Source code of charts
#####
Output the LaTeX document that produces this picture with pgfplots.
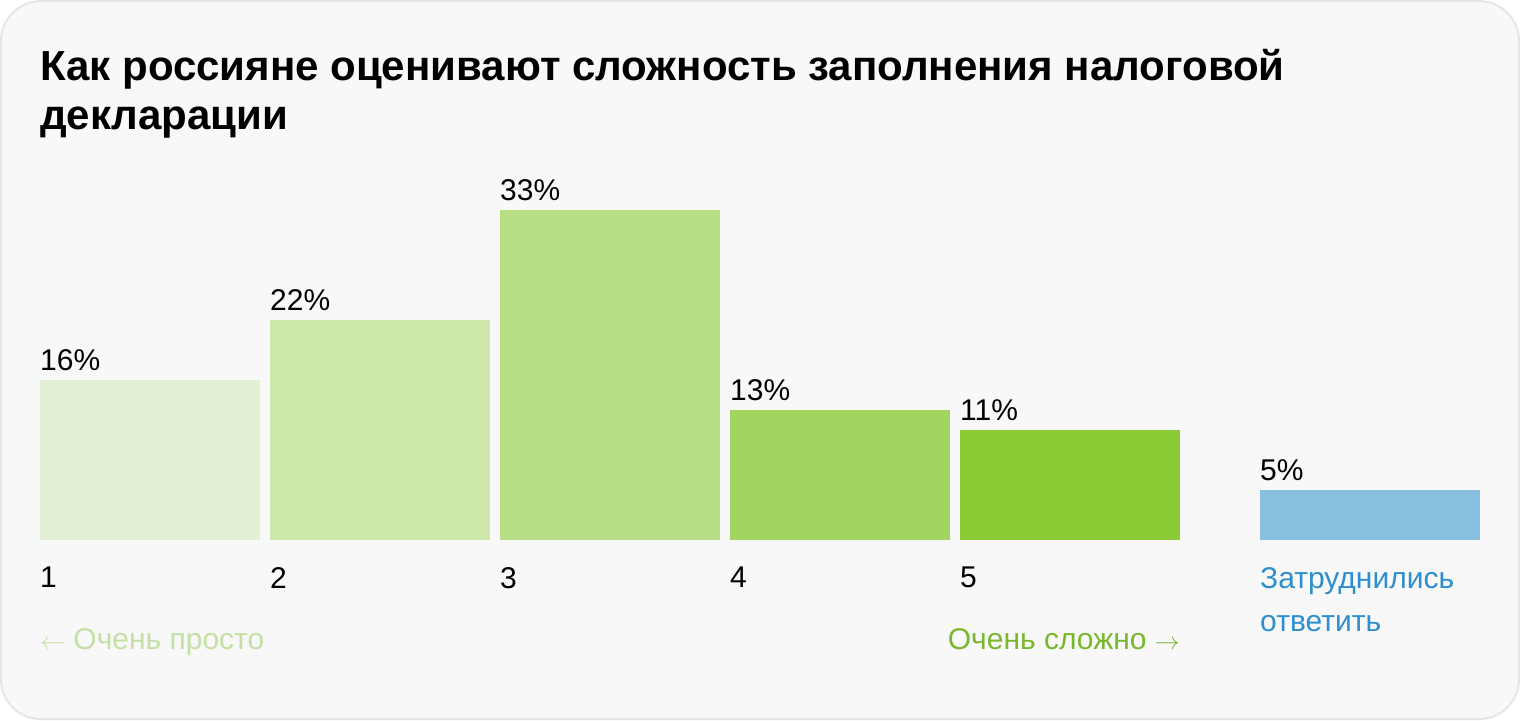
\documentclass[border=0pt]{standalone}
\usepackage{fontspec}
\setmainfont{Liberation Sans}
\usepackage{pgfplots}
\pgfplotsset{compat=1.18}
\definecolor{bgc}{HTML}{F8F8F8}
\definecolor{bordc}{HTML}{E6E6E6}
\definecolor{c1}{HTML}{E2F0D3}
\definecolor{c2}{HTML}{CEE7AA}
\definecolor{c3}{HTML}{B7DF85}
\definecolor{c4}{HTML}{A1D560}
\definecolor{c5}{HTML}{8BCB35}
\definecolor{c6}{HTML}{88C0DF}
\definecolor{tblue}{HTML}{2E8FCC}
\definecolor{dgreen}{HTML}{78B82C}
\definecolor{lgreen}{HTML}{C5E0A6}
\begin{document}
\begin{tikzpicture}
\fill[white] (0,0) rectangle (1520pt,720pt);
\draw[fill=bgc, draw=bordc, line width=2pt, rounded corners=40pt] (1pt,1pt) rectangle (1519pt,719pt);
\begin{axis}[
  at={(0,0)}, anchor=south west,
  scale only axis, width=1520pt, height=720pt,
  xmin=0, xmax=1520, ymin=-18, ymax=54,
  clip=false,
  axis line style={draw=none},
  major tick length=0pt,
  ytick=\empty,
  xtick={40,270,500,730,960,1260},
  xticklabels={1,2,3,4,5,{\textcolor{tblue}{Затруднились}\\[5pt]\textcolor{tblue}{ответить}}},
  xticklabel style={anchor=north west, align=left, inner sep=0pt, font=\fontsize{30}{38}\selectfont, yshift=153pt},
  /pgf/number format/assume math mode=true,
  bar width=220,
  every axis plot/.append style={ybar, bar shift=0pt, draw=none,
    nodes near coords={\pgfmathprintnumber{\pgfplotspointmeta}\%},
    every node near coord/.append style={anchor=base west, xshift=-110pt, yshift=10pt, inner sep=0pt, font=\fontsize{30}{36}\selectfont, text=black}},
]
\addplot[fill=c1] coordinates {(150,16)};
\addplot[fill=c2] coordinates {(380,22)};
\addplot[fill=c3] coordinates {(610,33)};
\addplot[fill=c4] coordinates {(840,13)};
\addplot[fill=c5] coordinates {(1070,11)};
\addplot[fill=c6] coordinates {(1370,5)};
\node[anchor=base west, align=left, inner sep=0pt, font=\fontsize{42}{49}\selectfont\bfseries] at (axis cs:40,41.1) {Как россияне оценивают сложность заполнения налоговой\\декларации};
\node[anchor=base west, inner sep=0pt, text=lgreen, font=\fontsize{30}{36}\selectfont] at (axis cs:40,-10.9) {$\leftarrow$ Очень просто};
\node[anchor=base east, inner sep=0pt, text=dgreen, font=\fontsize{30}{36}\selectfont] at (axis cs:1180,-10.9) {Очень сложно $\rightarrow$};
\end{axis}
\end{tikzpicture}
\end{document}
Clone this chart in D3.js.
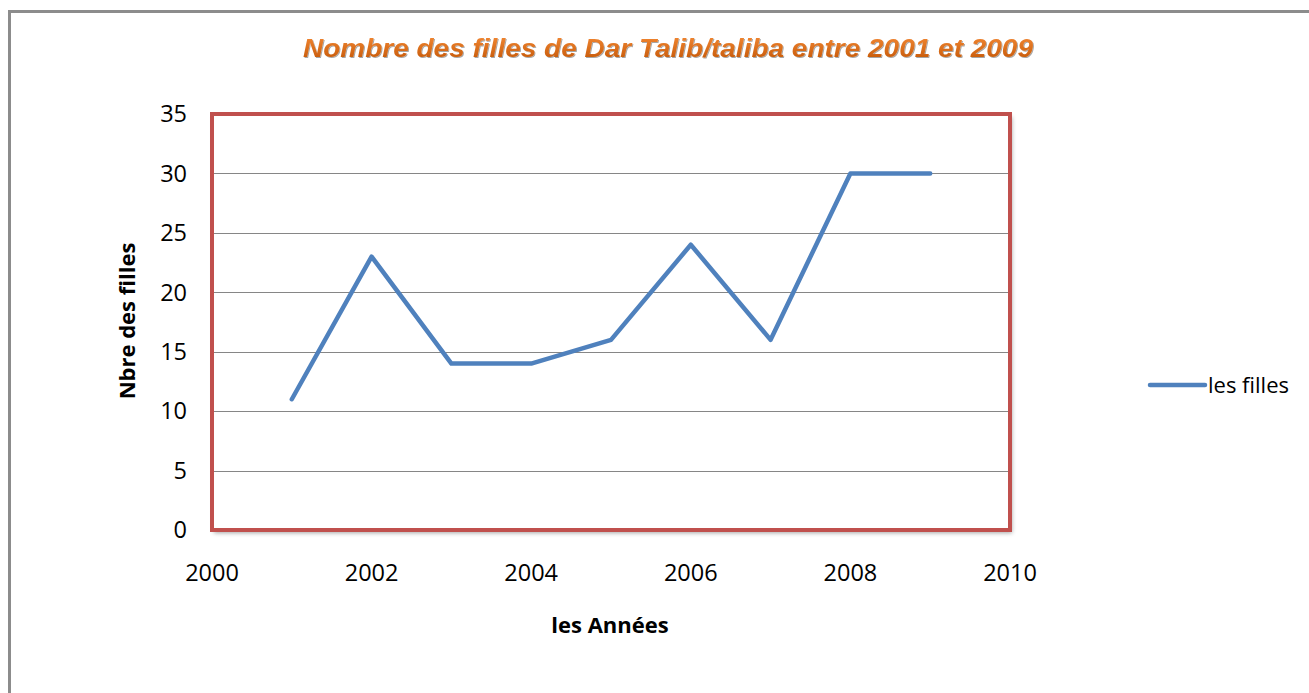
#####
Reproduce each line of the entries in which the word "this" is found.

Output the LaTeX document that produces this picture with pgfplots.
Clone this chart in D3.js.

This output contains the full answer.